The GSP exam is a barrier for Latinx students pursuing a journalism major

by Charlie Vargas, Staff Writer

The Daily Aztec has published various stories on the barriers upheld by the Grammar, Spelling and Punctuation test. Each evaluation brings a valid point to a conversation worth having, but one that is lacking is the obstacle it produces for Latinx students seeking to become journalists. 

For those unfamiliar with the GSP, it is a test that used to require a score of 80% for admission into the School of Journalism and Media Studies. Grammar and punctuation rules in the Spanish language are very different from that in the English language. It makes the test more difficult for students whose primary or first language is not English. That passing score was reduced  to 77% on Sept. 23, according to notifications sent to students by the journalism department.

Why did the department decrease the score needed to pass the test? Because only 12% of students who took the exam in the 2018-19 school year passed it. The highest pass rate seen in recent years was during the 2014-15 school year, when 19% of students passed.

Prospective journalism students get three chances to take the exam, but many end up ultimately having to petition to get into the major. Of the students who have to petition, it is not uncommon to end up having to change major programs completely.

The GSP requirement fails to assess the complexity of Latinx students looking to get into the JMS programs. Some students are first-generation, others are DACA recipients and for many, English is their second language. English being a student’s second language can be a major barrier when it comes to test-taking. 

In an academic journal by George C. Bunch titled, “Latinos, Language Minority Students, and the Construction of ESL: Language Testing and Placement From High School to Community College,” Bunch seeks to explain the different obstacles Latinx students face within test-taking.  

Bunch writes, “Although a wide variety of factors influence students’ progression from high school into 2- and 4-year institutions, English proficiency is often considered to be one of the primary challenges for immigrant students and the children of immigrants. Because of unequal educational opportunities in K-12 schools, as well as the length of time it takes to develop the English language proficiency necessary to succeed in mainstream academic settings, the language demands of college-level work often present daunting challenges for language minority students.”

NewsCenter, a campus news source operated by the university, recently wrote about San Diego State’s recognition for their commitment to diversity. Although SDSU reached this achievement on paper, there is plenty more room for improvement, and the JMS department is in dire need of diversity— and not just in Latinx representation. 

If there were more more Latinx faculty in theJMS department, the GSP might have been a more obvious concern. Diversity matters within institutions because it affects students who lack a voice of representation at the decision-making table. 
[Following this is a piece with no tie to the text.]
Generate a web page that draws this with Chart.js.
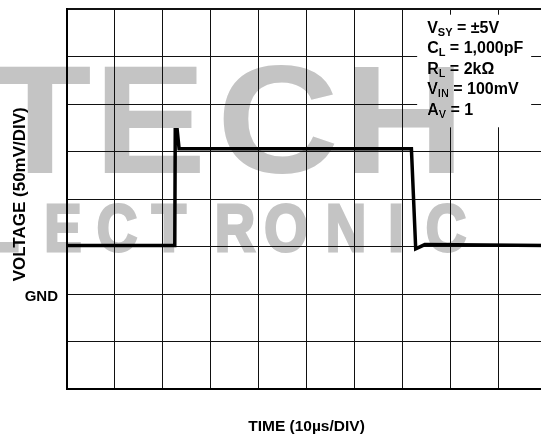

The GSP requirement by the school of JMS is complicit in providing a tremendous disservice to its Latinx JMS students and the newsrooms of San Diego and beyond. In 2018, the American Society of News Editors annual survey found that 17% of journalists for Voice of San Diego were Latinx as opposed to the 75 percent being white. The census data showed that whites only make up 43 percent of San Diego while Latinx people only make up 30 percent of the reported census. Voice of San Diego is a smaller newsroom but unfortunately for the survey, no other San Diego media outlet participated in the study.

San Diego is a border city, and the JMS department should have more than a couple of classes and faculty that invest in assembling students who are equipped to report on the communities that are familiar to them.  

If Latinx JMS students are also bilingual, they could be part of a news culture that cross-produces in two different languages. They could interview sources who may only speak one language, and the journalists would have the capabilities to translate into another. Latinx JMS students upon acceptance into the major would have the capacity of integrating into both American and Latinx media and would vastly offer an increase in Latinx representation. The GSP may not even be relevant to students from Spanish-speaking countries if their intent is to solely report in Spanish. Yet, this isn’t taken into account when admitting the next generation of journalists into the school of JMS.

Newsroom diversity should be addressed, but the systemic role of educational institutions should also be a focus. As newsrooms across the country aim to diversify their newsrooms with limited results, it begs the question of where SDSU’s School of JMS stands. Will SDSU’s JMS program produce more diverse journalism students who might make it into other newsrooms facing a shortage of diversity around the country? Or will that door remain shut for its Latinx students?

There may be other Latinx journalists filling these roles, perhaps through alternative routes, but in retrospect, SDSU’s JMS department is on a path that is ineffective in assuring that its education provides a pipeline of opportunity for Latinx students to achieve success.